By Wif Stenger, November 2011
How do you follow up the biggest-selling holiday album in decades? Very carefully.
That was the challenge facing Finland’s leading a cappella singing group, Rajaton, as it prepared to make it another seasonal disc after its 2003 double CD Joulu (Christmas).
While some of their other albums – like their Queen and ABBA tributes with the Lahti Symphony Orchestra – are over-the-top affairs full of scat, beatboxing and flamboyant acrobatics, Rajaton’s approach to Christmas carols is more sober and reverent.
This helped make Joulu the standard background music for many Finnish Christmases – and returned it to the top of the charts every year since its release, earning it double-platinum status. In a time of crisis in the music business, this seems to be the kind of album that people still prefer to buy in physical format rather than download.
While the new Jouluyö (Christmas Night) follows closely in its footsteps, there’s one key difference: songs in English, reflecting the group’s expanding global audience.
Global is no overstatement. With a dozen albums out, Rajaton has toured more than 20 countries in Europe and Asia – and so many times in Canada that they’ve lost count.
“It must be 20 or 30 times,” says the group’s bass vocalist, Jussi Chydenius. “Canada is by far the biggest market for us outside of Finland, but it’s just kind of a coincidence. In 2001, we were invited to sing at a big choral festival in Newfoundland. A lot of people saw us and invited us to perform around Canada.” They’ve also appeared in the US about ten times, including a Carnegie Hall show last year.
The ABBA-mad Australians gave Rajaton a rapturous welcome when they toured there in 2009 – and have invited them back in 2012 after Rajaton’s first African tour.
However, says Chydenius, there will be no more orchestral pop tours like the ABBA and Queen spectacles – though there is huge demand for them at classical concert halls. “We’ve turned down quite a lot of those things because it’s not new for us anymore,” he says. Along with songs by the Beatles, Sting and Elton John, the group often interprets Finnish folk songs.

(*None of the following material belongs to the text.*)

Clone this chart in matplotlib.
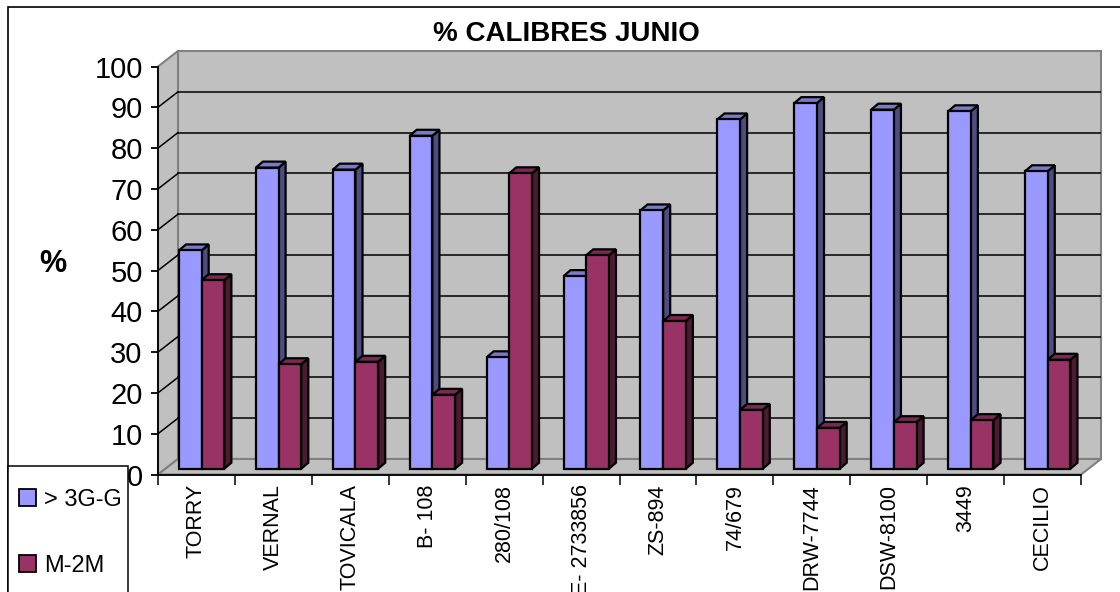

“I sometimes tell audiences that we have two kinds of folk songs in Finland: sad ones and very sad ones,” quips Chydenius. “We always try to make a point that we come from Finland and try to make fun of ourselves about it, in a way.”
Established in Helsinki in 1997, the group includes three women and three men, many of them alumni of the prestigious Sibelius Academy. Its arsenal of bass, baritone, tenor, alto and two sopranos gives them impressive firepower and agility.
Rajaton’s name (the “j” is pronounced as a “y”) translates as “boundless,” referring to its wide forays into jazz, folk, rock, classical and spirituals. With frequent tours and TV appearances, they’ve helped revive interest in a cappella and choral music at home.
Chydenius, 39, is the son of Kaj Chydenius, Finland’s foremost political songwriter since the 1960s. Like many other leftist cultural figures, he sent his kids to Helsinki’s Finnish-Russian School.
Jussi went on to join the Green Party and Helsinki City Council, but prefers to keep politics and music separate. He was also drummer for the popular rock band Don Huonot, carrying over that rhythmic job to his role as Rajaton’s one-man vocal rhythm section, producing cymbal crashes, funky thumps and double-bass groans.
In nearly a decade of Christmas tours, the group has built up a repertoire of nearly 50 Christmas songs – surely enough for another album.
“When we started this new disc, we decided that we needed some more upbeat songs and that it would be nice to have some in English,” explains Chydenius. “So about a third of the songs were done freshly for the album.” And about one third of the album is in English – roughly the same ratio as the group performs live.